◆ **SHORT PROBLEM**:
Skip the pictures. Repeat everything else in the records word for word.

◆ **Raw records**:
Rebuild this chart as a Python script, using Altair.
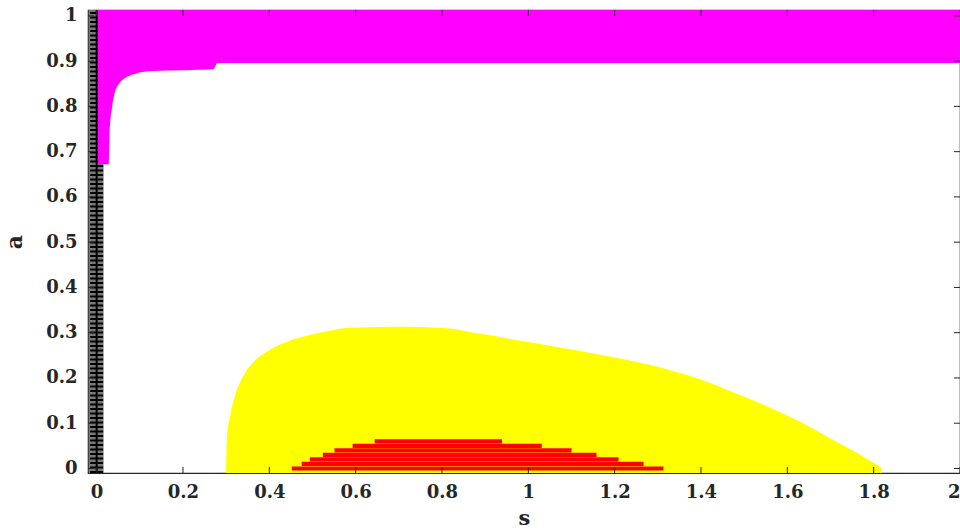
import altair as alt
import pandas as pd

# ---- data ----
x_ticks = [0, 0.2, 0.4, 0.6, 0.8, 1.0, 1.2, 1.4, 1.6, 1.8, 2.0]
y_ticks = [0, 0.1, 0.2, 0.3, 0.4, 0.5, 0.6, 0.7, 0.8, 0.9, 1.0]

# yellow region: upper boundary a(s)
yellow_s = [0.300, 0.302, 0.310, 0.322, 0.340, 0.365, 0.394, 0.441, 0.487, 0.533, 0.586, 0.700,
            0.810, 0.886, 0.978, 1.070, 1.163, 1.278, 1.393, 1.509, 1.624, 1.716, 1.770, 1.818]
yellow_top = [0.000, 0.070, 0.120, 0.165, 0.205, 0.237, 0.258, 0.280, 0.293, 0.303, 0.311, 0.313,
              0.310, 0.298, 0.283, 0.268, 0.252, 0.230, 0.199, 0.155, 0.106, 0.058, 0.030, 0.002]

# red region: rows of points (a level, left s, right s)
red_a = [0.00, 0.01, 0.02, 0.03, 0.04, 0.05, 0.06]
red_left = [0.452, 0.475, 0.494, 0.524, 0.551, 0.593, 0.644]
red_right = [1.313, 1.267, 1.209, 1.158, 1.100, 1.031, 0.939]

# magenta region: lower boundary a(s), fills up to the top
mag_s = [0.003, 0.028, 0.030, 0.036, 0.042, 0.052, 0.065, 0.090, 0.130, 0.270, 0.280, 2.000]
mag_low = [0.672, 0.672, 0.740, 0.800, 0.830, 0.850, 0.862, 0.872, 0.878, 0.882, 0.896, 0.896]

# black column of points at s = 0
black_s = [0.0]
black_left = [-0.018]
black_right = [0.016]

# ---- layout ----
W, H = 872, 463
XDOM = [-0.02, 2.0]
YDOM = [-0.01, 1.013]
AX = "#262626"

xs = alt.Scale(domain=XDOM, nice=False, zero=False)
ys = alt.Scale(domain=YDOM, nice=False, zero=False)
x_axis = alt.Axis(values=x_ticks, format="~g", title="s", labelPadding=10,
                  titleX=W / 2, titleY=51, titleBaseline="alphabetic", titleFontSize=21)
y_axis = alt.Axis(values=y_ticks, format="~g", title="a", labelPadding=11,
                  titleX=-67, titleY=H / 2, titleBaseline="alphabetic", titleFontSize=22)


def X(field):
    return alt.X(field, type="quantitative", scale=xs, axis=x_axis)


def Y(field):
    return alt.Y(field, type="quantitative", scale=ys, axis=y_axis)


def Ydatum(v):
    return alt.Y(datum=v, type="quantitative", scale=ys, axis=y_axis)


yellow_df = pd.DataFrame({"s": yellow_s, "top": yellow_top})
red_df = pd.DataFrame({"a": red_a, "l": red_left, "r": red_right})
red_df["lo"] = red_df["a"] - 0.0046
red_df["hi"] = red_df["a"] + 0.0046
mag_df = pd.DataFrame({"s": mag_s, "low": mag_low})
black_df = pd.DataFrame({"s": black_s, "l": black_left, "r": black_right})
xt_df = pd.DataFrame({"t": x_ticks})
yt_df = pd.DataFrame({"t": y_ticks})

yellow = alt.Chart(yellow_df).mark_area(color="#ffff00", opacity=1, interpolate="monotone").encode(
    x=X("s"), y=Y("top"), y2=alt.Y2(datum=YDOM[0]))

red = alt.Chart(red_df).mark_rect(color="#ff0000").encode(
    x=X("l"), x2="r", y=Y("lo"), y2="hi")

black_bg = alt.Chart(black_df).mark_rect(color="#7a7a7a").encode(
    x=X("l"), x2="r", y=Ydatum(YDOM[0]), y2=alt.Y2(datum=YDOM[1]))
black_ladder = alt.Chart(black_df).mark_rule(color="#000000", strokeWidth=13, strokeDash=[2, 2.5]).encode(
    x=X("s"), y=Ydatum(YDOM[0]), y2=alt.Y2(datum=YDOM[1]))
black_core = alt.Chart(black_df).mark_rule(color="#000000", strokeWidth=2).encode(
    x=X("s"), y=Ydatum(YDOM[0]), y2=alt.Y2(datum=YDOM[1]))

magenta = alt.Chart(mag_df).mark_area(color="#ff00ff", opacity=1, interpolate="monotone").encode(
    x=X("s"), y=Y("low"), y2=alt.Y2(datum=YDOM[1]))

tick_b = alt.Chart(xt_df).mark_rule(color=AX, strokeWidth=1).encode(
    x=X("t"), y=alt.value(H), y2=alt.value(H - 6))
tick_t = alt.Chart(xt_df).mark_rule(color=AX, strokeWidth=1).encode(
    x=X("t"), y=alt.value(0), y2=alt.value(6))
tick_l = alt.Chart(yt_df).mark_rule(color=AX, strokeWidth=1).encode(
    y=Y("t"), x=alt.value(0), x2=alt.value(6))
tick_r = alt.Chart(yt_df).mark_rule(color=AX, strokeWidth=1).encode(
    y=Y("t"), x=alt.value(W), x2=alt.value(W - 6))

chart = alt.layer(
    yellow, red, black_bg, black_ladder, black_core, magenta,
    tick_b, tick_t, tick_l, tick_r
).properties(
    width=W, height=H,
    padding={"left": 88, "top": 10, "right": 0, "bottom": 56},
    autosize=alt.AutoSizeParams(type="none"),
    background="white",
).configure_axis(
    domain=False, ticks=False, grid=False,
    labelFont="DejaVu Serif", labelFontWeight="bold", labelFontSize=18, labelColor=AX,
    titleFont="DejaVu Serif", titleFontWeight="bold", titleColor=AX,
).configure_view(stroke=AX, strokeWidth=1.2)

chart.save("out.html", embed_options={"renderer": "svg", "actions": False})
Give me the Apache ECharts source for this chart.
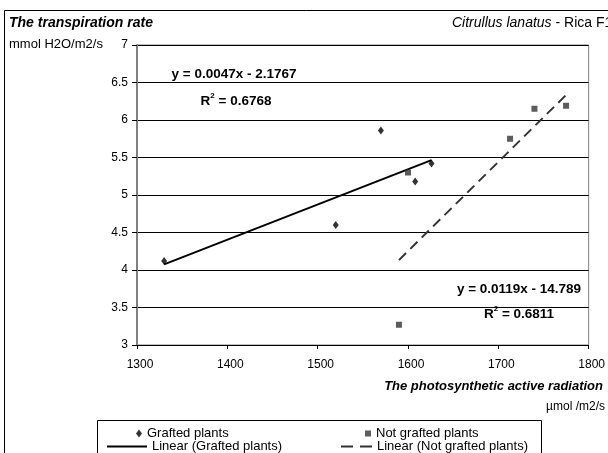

◆ **RIGHT ANSWER**:
Rebuild this chart as a Python script, using Altair.
import altair as alt
import pandas as pd

# ---- data ----
x_ticks = [0, 0.2, 0.4, 0.6, 0.8, 1.0, 1.2, 1.4, 1.6, 1.8, 2.0]
y_ticks = [0, 0.1, 0.2, 0.3, 0.4, 0.5, 0.6, 0.7, 0.8, 0.9, 1.0]

# yellow region: upper boundary a(s)
yellow_s = [0.300, 0.302, 0.310, 0.322, 0.340, 0.365, 0.394, 0.441, 0.487, 0.533, 0.586, 0.700,
            0.810, 0.886, 0.978, 1.070, 1.163, 1.278, 1.393, 1.509, 1.624, 1.716, 1.770, 1.818]
yellow_top = [0.000, 0.070, 0.120, 0.165, 0.205, 0.237, 0.258, 0.280, 0.293, 0.303, 0.311, 0.313,
              0.310, 0.298, 0.283, 0.268, 0.252, 0.230, 0.199, 0.155, 0.106, 0.058, 0.030, 0.002]

# red region: rows of points (a level, left s, right s)
red_a = [0.00, 0.01, 0.02, 0.03, 0.04, 0.05, 0.06]
red_left = [0.452, 0.475, 0.494, 0.524, 0.551, 0.593, 0.644]
red_right = [1.313, 1.267, 1.209, 1.158, 1.100, 1.031, 0.939]

# magenta region: lower boundary a(s), fills up to the top
mag_s = [0.003, 0.028, 0.030, 0.036, 0.042, 0.052, 0.065, 0.090, 0.130, 0.270, 0.280, 2.000]
mag_low = [0.672, 0.672, 0.740, 0.800, 0.830, 0.850, 0.862, 0.872, 0.878, 0.882, 0.896, 0.896]

# black column of points at s = 0
black_s = [0.0]
black_left = [-0.018]
black_right = [0.016]

# ---- layout ----
W, H = 872, 463
XDOM = [-0.02, 2.0]
YDOM = [-0.01, 1.013]
AX = "#262626"

xs = alt.Scale(domain=XDOM, nice=False, zero=False)
ys = alt.Scale(domain=YDOM, nice=False, zero=False)
x_axis = alt.Axis(values=x_ticks, format="~g", title="s", labelPadding=10,
                  titleX=W / 2, titleY=51, titleBaseline="alphabetic", titleFontSize=21)
y_axis = alt.Axis(values=y_ticks, format="~g", title="a", labelPadding=11,
                  titleX=-67, titleY=H / 2, titleBaseline="alphabetic", titleFontSize=22)


def X(field):
    return alt.X(field, type="quantitative", scale=xs, axis=x_axis)


def Y(field):
    return alt.Y(field, type="quantitative", scale=ys, axis=y_axis)


def Ydatum(v):
    return alt.Y(datum=v, type="quantitative", scale=ys, axis=y_axis)


yellow_df = pd.DataFrame({"s": yellow_s, "top": yellow_top})
red_df = pd.DataFrame({"a": red_a, "l": red_left, "r": red_right})
red_df["lo"] = red_df["a"] - 0.0046
red_df["hi"] = red_df["a"] + 0.0046
mag_df = pd.DataFrame({"s": mag_s, "low": mag_low})
black_df = pd.DataFrame({"s": black_s, "l": black_left, "r": black_right})
xt_df = pd.DataFrame({"t": x_ticks})
yt_df = pd.DataFrame({"t": y_ticks})

yellow = alt.Chart(yellow_df).mark_area(color="#ffff00", opacity=1, interpolate="monotone").encode(
    x=X("s"), y=Y("top"), y2=alt.Y2(datum=YDOM[0]))

red = alt.Chart(red_df).mark_rect(color="#ff0000").encode(
    x=X("l"), x2="r", y=Y("lo"), y2="hi")

black_bg = alt.Chart(black_df).mark_rect(color="#7a7a7a").encode(
    x=X("l"), x2="r", y=Ydatum(YDOM[0]), y2=alt.Y2(datum=YDOM[1]))
black_ladder = alt.Chart(black_df).mark_rule(color="#000000", strokeWidth=13, strokeDash=[2, 2.5]).encode(
    x=X("s"), y=Ydatum(YDOM[0]), y2=alt.Y2(datum=YDOM[1]))
black_core = alt.Chart(black_df).mark_rule(color="#000000", strokeWidth=2).encode(
    x=X("s"), y=Ydatum(YDOM[0]), y2=alt.Y2(datum=YDOM[1]))

magenta = alt.Chart(mag_df).mark_area(color="#ff00ff", opacity=1, interpolate="monotone").encode(
    x=X("s"), y=Y("low"), y2=alt.Y2(datum=YDOM[1]))

tick_b = alt.Chart(xt_df).mark_rule(color=AX, strokeWidth=1).encode(
    x=X("t"), y=alt.value(H), y2=alt.value(H - 6))
tick_t = alt.Chart(xt_df).mark_rule(color=AX, strokeWidth=1).encode(
    x=X("t"), y=alt.value(0), y2=alt.value(6))
tick_l = alt.Chart(yt_df).mark_rule(color=AX, strokeWidth=1).encode(
    y=Y("t"), x=alt.value(0), x2=alt.value(6))
tick_r = alt.Chart(yt_df).mark_rule(color=AX, strokeWidth=1).encode(
    y=Y("t"), x=alt.value(W), x2=alt.value(W - 6))

chart = alt.layer(
    yellow, red, black_bg, black_ladder, black_core, magenta,
    tick_b, tick_t, tick_l, tick_r
).properties(
    width=W, height=H,
    padding={"left": 88, "top": 10, "right": 0, "bottom": 56},
    autosize=alt.AutoSizeParams(type="none"),
    background="white",
).configure_axis(
    domain=False, ticks=False, grid=False,
    labelFont="DejaVu Serif", labelFontWeight="bold", labelFontSize=18, labelColor=AX,
    titleFont="DejaVu Serif", titleFontWeight="bold", titleColor=AX,
).configure_view(stroke=AX, strokeWidth=1.2)

chart.save("out.html", embed_options={"renderer": "svg", "actions": False})
Give me the Apache ECharts source for this chart.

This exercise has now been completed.